Independent Tea Producers in the country have lauded the government for the tea reforms introduced in the country, which have addressed the drastic decline in market pricing of tea especially at the auction.
There had been concerns before on the way the buyers have been bidding at the auction with prices going below production.
Chairman Independent Tea Producers Association Collins Cheruiyot said that most producers who are processing green leaf from smallholder tea farmers are on board to support government’s setting up of the minimum tea price at the auction.
“The market price of tea at the auction had put considerable strain on producers which in turn had reduced returns to farmers and to this end as independent producers, we support the steps set forth by the government to increase the minimum pricing at the Auction”, he said.
Speaking at the Kuresoi Tea factory in Kericho County during a media tour, Cheruiyot said the new tea Act has actually been very useful in terms of putting in place regulations to ensure that operations in the tea industry are regulated and coordinated.
“I think for us as members of the Independent Tea Producers, one of the major positives is the fact that we now are recognized as a significant player within the tea industry which was not the case before,” he said.
Cheruiyot further said that they have been given a platform where they can express their opinions, can express their business models and demystify the image that had been portrayed before.
He said as independent producers, there has been a notion that they do not look at the quality of the leaf they get but this he clarified it is not true.

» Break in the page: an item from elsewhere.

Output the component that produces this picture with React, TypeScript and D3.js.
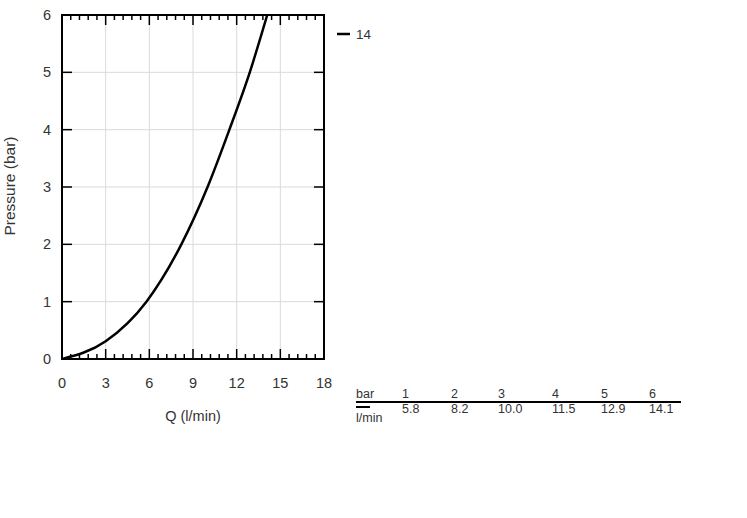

“As independent players in the tea industry, we are working in terms of sustainability of the tea industry and local retail is a major aspect of this planning considering that local tea sales are able to control pricing mechanisms and also control the movement of volumes”, he said.
He explained that the local market has actually increased progressively over the past 5 years from around 34 million kilos, and now about 40 million kilos of tea, made per year saying in terms of growth expectations, they anticipate to continue growing and looking at 50 million kgs in the local market in the next five years.
“We operate under the umbrella of the Independent Tea Producers Association, with a control of ethics and regulations. We have leaf clerks to evaluate quality of leaf that we are receiving, field extension officers who apart from recruiting farmers, they train and talk to them about the quality expectation and of course we do reject if they do not meet our leaf quality standards”, Cheruiyot said.
He explained that the current membership of the Independent Tea Producers is composed of 22 factories, out of which some of them are actually factories that are purely specialty tea, while some of them have both CTC and specialty tea.
“A lot of our factories are also looking at future expansion to put in line either an orthodox tea line or a green tea line so specialty teas are aspects that we anticipate to put as part of our production process. Of these 22 factories, I think about 12 are doing value addition at the factory site”, Cheruiyot who is also a Technical and Strategy Director at Kuresoi Tea factory said.
He noted that most of their members are looking to add specialty tea to ensure they adhere to the government’s directive of 40 per cent value addition over the next 10 years, although he added that value addition, such as issues of blending needs to be explained further.
“The way we see it is that CTC is going to always be an integral part of the tea industry in Kenya. The only thing we are looking at ourselves both as Kuresoi, Mbogo Tea group and also the Independent Tea Producers is how we compliment the CTCs with value added products. The orthodox specialty teas, purple and green teas are products that are definitely increasing and becoming more popular and of course they have a higher value and definitely they will complement our business”, he said.
All in all, Cheruiyot noted that governments’ regulation has come in to help the independent tea producers as they have representation with the tea board and some of the industry associations that have actually come in place, noting that right now they are recognized by the East African Tea Trade Association
Robert Koech, the Managing Director of Siomo tea factory, another independent producer, said they do support the tea regulations as it has brought back sanity to the whole industry.
However, he added that he would like the government to look into the agriculture and tea policies in order to optimize earnings by overcoming the bottlenecks that have dogged the tea industry for decades.
The MD insisted that the greatest competitor of the tea sector is water, alcohol, juice and not KTDA, saying that drinking of teas in countries such as Sri Lanka, India and Vietnam should be out competition.
“If we can all work together and get the right leaf as well as embrace the culture of drinking tea, the country would earn more money in terms of foreign exchange, the farmer at the end of the day will get better pay and the government will collect more taxes”, Koech said.
At the beginning of last month data from the Tea Brokers East Africa Limited showed that the price of the tea commodity increased to Sh276 Kgs from Sh273 Kgs from the previous sales, raising farmer’s prospects for good earnings in this financial year.
In 2020, the government proposed new policy regulatory and administrative framework to reenergize the ailing tea sector in the country, terming reforms as critical in revitalizing the sorry state in the tea sub sector
According to the Agriculture Cabinet Secretary, Peter Munya, the major problem facing the tea value chain was a dysfunctional and inefficient tea auction system characterized by lack of transparency, accountability and competition and thus prone to manipulation by Cartels.